start Data excerpts

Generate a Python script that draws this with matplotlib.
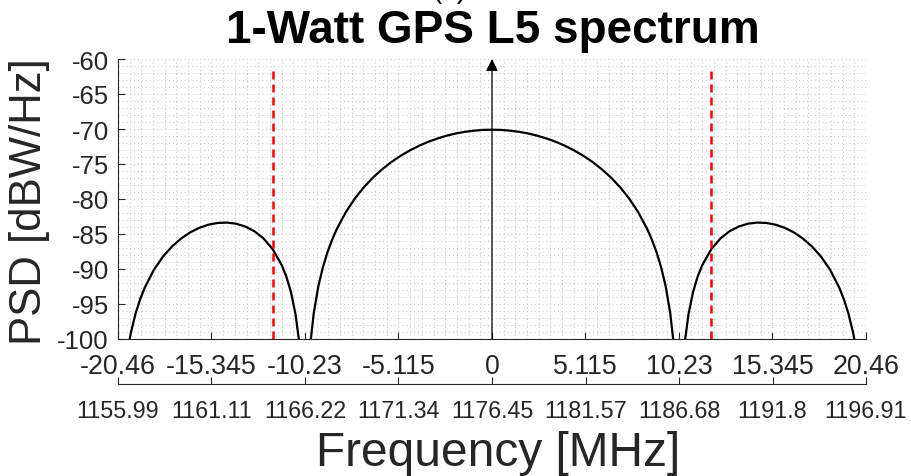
import matplotlib
matplotlib.use("Agg")
import matplotlib.pyplot as plt
import numpy as np

plt.rcParams['font.family'] = ['Liberation Sans', 'DejaVu Sans']

# Frequency offset from the L5 carrier [MHz] and PSD [dBW/Hz]
main_lobe_f = [-9.91, -9.75, -9.5, -9.25, -9.0, -8.75, -8.5, -8.0, -7.5, -7.0, -6.5, -6.0,
               -5.5, -5.0, -4.5, -4.0, -3.5, -3.0, -2.5, -2.0, -1.5, -1.0, -0.5, 0.0,
               0.5, 1.0, 1.5, 2.0, 2.5, 3.0, 3.5, 4.0, 4.5, 5.0, 5.5, 6.0,
               6.5, 7.0, 7.5, 8.0, 8.5, 8.75, 9.0, 9.25, 9.5, 9.75, 9.91]
main_lobe_psd = [-100.0, -96.29, -92.46, -89.73, -87.59, -85.84, -84.34, -81.89, -79.92, -78.29,
                 -76.91, -75.73, -74.71, -73.83, -73.07, -72.41, -71.84, -71.37, -70.97, -70.65,
                 -70.41, -70.24, -70.13, -70.10,
                 -70.13, -70.24, -70.41, -70.65, -70.97, -71.37, -71.84, -72.41, -73.07, -73.83,
                 -74.71, -75.73, -76.91, -78.29, -79.92, -81.89, -84.34, -85.84, -87.59, -89.73,
                 -92.46, -96.29, -100.0]

left_lobe_f = [-19.82, -19.75, -19.5, -19.25, -19.0, -18.5, -18.0, -17.5, -17.0, -16.5, -16.0,
               -15.5, -15.0, -14.5, -14.0, -13.5, -13.0, -12.5, -12.0, -11.5, -11.25, -11.0,
               -10.75, -10.57]
left_lobe_psd = [-100.0, -99.05, -96.38, -94.33, -92.68, -90.13, -88.23, -86.77, -85.63, -84.75,
                 -84.10, -83.66, -83.42, -83.37, -83.53, -83.93, -84.60, -85.63, -87.16, -89.46,
                 -91.09, -93.28, -96.44, -100.0]

right_lobe_f = [10.57, 10.75, 11.0, 11.25, 11.5, 12.0, 12.5, 13.0, 13.5, 14.0, 14.5, 15.0,
                15.5, 16.0, 16.5, 17.0, 17.5, 18.0, 18.5, 19.0, 19.25, 19.5, 19.75, 19.82]
right_lobe_psd = [-100.0, -96.44, -93.28, -91.09, -89.46, -87.16, -85.63, -84.60, -83.93, -83.53,
                  -83.37, -83.42, -83.66, -84.10, -84.75, -85.63, -86.77, -88.23, -90.13, -92.68,
                  -94.33, -96.38, -99.05, -100.0]

# Receiver band edges [MHz]
band_edges = [-12.0, 12.0]

offset_ticks = [-20.46, -15.345, -10.23, -5.115, 0, 5.115, 10.23, 15.345, 20.46]
offset_labels = ['-20.46', '-15.345', '-10.23', '-5.115', '0', '5.115', '10.23', '15.345', '20.46']
carrier_labels = ['1155.99', '1161.11', '1166.22', '1171.34', '1176.45',
                  '1181.57', '1186.68', '1191.8', '1196.91']
psd_ticks = [-100, -95, -90, -85, -80, -75, -70, -65, -60]

W, H = 912, 477
fig = plt.figure(figsize=(W / 100, H / 100), dpi=100)
L, R, T, B = 118, 866, 60, 340
ax = fig.add_axes([L / W, 1 - B / H, (R - L) / W, (B - T) / H])

axis_col = '#262626'
ax.set_xlim(-20.46, 20.46)
ax.set_ylim(-100, -60)

ax.set_xticks(offset_ticks)
ax.set_xticklabels(offset_labels)
ax.set_yticks(psd_ticks)
ax.set_yticklabels([str(v) for v in psd_ticks])
ax.set_xticks(np.arange(-20.46, 20.47, 5.115 / 8), minor=True)
ax.set_yticks(np.arange(-100, -59, 1), minor=True)
ax.grid(which='both', linestyle=(0, (1, 2.5)), color='#cccccc', linewidth=0.8)
ax.set_axisbelow(True)

ax.tick_params(which='major', direction='in', length=5, width=0.8, colors=axis_col)
ax.tick_params(axis='x', which='major', pad=10, labelsize=19.3)
ax.tick_params(axis='y', which='major', pad=6.5, labelsize=18.5)
ax.tick_params(which='minor', length=0)
for s in ['top', 'right']:
    ax.spines[s].set_visible(False)
for s in ['left', 'bottom']:
    ax.spines[s].set_color(axis_col)
    ax.spines[s].set_linewidth(0.8)

ax.plot(main_lobe_f, main_lobe_psd, color='black', linewidth=1.6, zorder=3)
ax.plot(left_lobe_f, left_lobe_psd, color='black', linewidth=1.6, zorder=3)
ax.plot(right_lobe_f, right_lobe_psd, color='black', linewidth=1.6, zorder=3)

for fe in band_edges:
    ax.plot([fe, fe], [-100, -61], color='red', linewidth=1.8,
            linestyle=(0, (3.2, 2.0)), zorder=4)

ax.annotate('', xy=(0, -60), xytext=(0, -100),
            arrowprops=dict(arrowstyle='-|>', color='black', lw=0.9,
                            mutation_scale=18, shrinkA=0, shrinkB=0),
            zorder=5)

# Absolute carrier frequency axis
ax2 = fig.add_axes([L / W, 1 - 385 / H, (R - L) / W, 1e-4])
ax2.set_xlim(-20.46, 20.46)
ax2.set_xticks(offset_ticks)
ax2.set_xticklabels(carrier_labels)
ax2.set_yticks([])
ax2.patch.set_visible(False)
for s in ['top', 'right', 'left']:
    ax2.spines[s].set_visible(False)
ax2.spines['bottom'].set_color(axis_col)
ax2.spines['bottom'].set_linewidth(0.8)
ax2.tick_params(axis='x', direction='in', length=5, width=0.8, colors=axis_col,
                labelsize=16.8, pad=11)

fig.text(498 / W, 1 - 466 / H, 'Frequency [MHz]', ha='center', va='baseline',
         fontsize=34.5, color=axis_col)
fig.text(30 / W, 1 - 201.5 / H, 'PSD [dBW/Hz]', ha='center', va='center',
         rotation=90, fontsize=31.5, color=axis_col)
fig.text(493 / W, 1 - 43 / H, '1-Watt GPS L5 spectrum', ha='center', va='baseline',
         fontsize=33, fontweight='bold', color='black')
fig.text(449 / W, 1 + 1.5 / H, '(a)', ha='center', va='baseline', fontsize=20,
         color='black')

fig.savefig('out.png', dpi=100)
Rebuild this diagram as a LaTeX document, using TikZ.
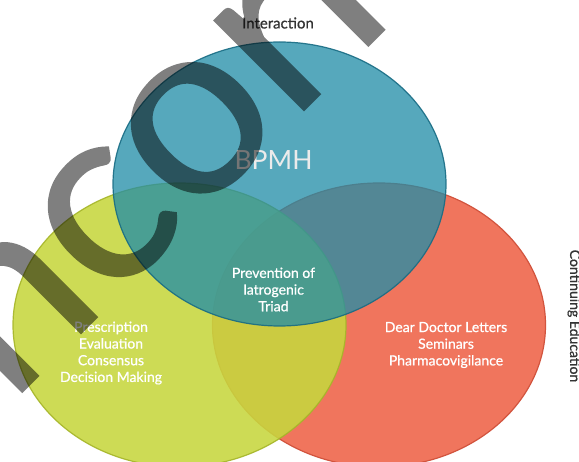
\documentclass[tikz,border=0pt]{standalone}
\usepackage{fontspec}
\setmainfont{Lato}
\newfontfamily\latosemi[FakeBold=0.8]{Lato}
\newfontfamily\latostamp[FakeBold=0.8]{Lato}
\usetikzlibrary{shapes.geometric}
\definecolor{bpmhfill}{RGB}{34,141,167}
\definecolor{bpmhline}{RGB}{24,108,132}
\definecolor{prescfill}{RGB}{199,215,62}
\definecolor{prescline}{RGB}{165,181,40}
\definecolor{dearfill}{RGB}{240,117,93}
\definecolor{dearline}{RGB}{210,84,62}
\tikzset{
  venn/.style={ellipse, minimum width=333pt, minimum height=284pt, inner sep=0pt, line width=1.2pt},
  lbl/.style={align=center, text=white, font=\latosemi\fontsize{14}{16.7}\selectfont}
}
\begin{document}
\begin{tikzpicture}[x=1pt,y=-1pt]
\useasboundingbox (0,0) rectangle (579,462);
\clip (0,0) rectangle (579,462);
\fill[white] (0,0) rectangle (579,462);
% three circles, blue one on top
\node[venn, draw=dearline, fill=dearfill] (dear) at (379,325){};
\node[venn, draw=prescline, fill=prescfill, fill opacity=0.88, draw opacity=0.9] (presc) at (179.5,325){};
\node[venn, draw=bpmhline, fill=bpmhfill, fill opacity=0.76, draw opacity=0.9] (bpmh) at (279.5,184){};
% labels
\node[text=white!92!black, font=\fontsize{26.5}{26.5}\selectfont] (bpmhtxt) at (273.5,160){BPMH};
\node[lbl] (triad) at (273.5,289.5){Prevention of\\Iatrogenic\\Triad};
\node[lbl] (presctxt) at (111,353){Prescription\\Evaluation\\Consensus\\Decision Making};
\node[lbl] (deartxt) at (446,345){Dear Doctor Letters\\Seminars\\Pharmacovigilance};
\node[text=black!80, font=\latosemi\fontsize{15}{16}\selectfont] (inter) at (278,23){Interaction};
\node[text=black!80, font=\latosemi\fontsize{14}{16}\selectfont, rotate=-90] (contedu) at (574,316){Continuing Education};
% stamp across the page
\begin{scope}[transparency group, opacity=0.5]
\node[rotate=45, anchor=base west, inner sep=0pt, text=black,
  font=\latostamp\fontsize{250}{250}\selectfont] (stamp) at (-118,532){Uncorrected};
\end{scope}
\end{tikzpicture}
\end{document}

end Data excerpts

Goal ▸ Restate exactly, please, only the lines between the start of the data and the line containing "-91.09, -93.28, -96.44, -100.0]", both ends included, skipping the pictures.

Result of this exercise ▸
Generate a Python script that draws this with matplotlib.
import matplotlib
matplotlib.use("Agg")
import matplotlib.pyplot as plt
import numpy as np

plt.rcParams['font.family'] = ['Liberation Sans', 'DejaVu Sans']

# Frequency offset from the L5 carrier [MHz] and PSD [dBW/Hz]
main_lobe_f = [-9.91, -9.75, -9.5, -9.25, -9.0, -8.75, -8.5, -8.0, -7.5, -7.0, -6.5, -6.0,
               -5.5, -5.0, -4.5, -4.0, -3.5, -3.0, -2.5, -2.0, -1.5, -1.0, -0.5, 0.0,
               0.5, 1.0, 1.5, 2.0, 2.5, 3.0, 3.5, 4.0, 4.5, 5.0, 5.5, 6.0,
               6.5, 7.0, 7.5, 8.0, 8.5, 8.75, 9.0, 9.25, 9.5, 9.75, 9.91]
main_lobe_psd = [-100.0, -96.29, -92.46, -89.73, -87.59, -85.84, -84.34, -81.89, -79.92, -78.29,
                 -76.91, -75.73, -74.71, -73.83, -73.07, -72.41, -71.84, -71.37, -70.97, -70.65,
                 -70.41, -70.24, -70.13, -70.10,
                 -70.13, -70.24, -70.41, -70.65, -70.97, -71.37, -71.84, -72.41, -73.07, -73.83,
                 -74.71, -75.73, -76.91, -78.29, -79.92, -81.89, -84.34, -85.84, -87.59, -89.73,
                 -92.46, -96.29, -100.0]

left_lobe_f = [-19.82, -19.75, -19.5, -19.25, -19.0, -18.5, -18.0, -17.5, -17.0, -16.5, -16.0,
               -15.5, -15.0, -14.5, -14.0, -13.5, -13.0, -12.5, -12.0, -11.5, -11.25, -11.0,
               -10.75, -10.57]
left_lobe_psd = [-100.0, -99.05, -96.38, -94.33, -92.68, -90.13, -88.23, -86.77, -85.63, -84.75,
                 -84.10, -83.66, -83.42, -83.37, -83.53, -83.93, -84.60, -85.63, -87.16, -89.46,
                 -91.09, -93.28, -96.44, -100.0]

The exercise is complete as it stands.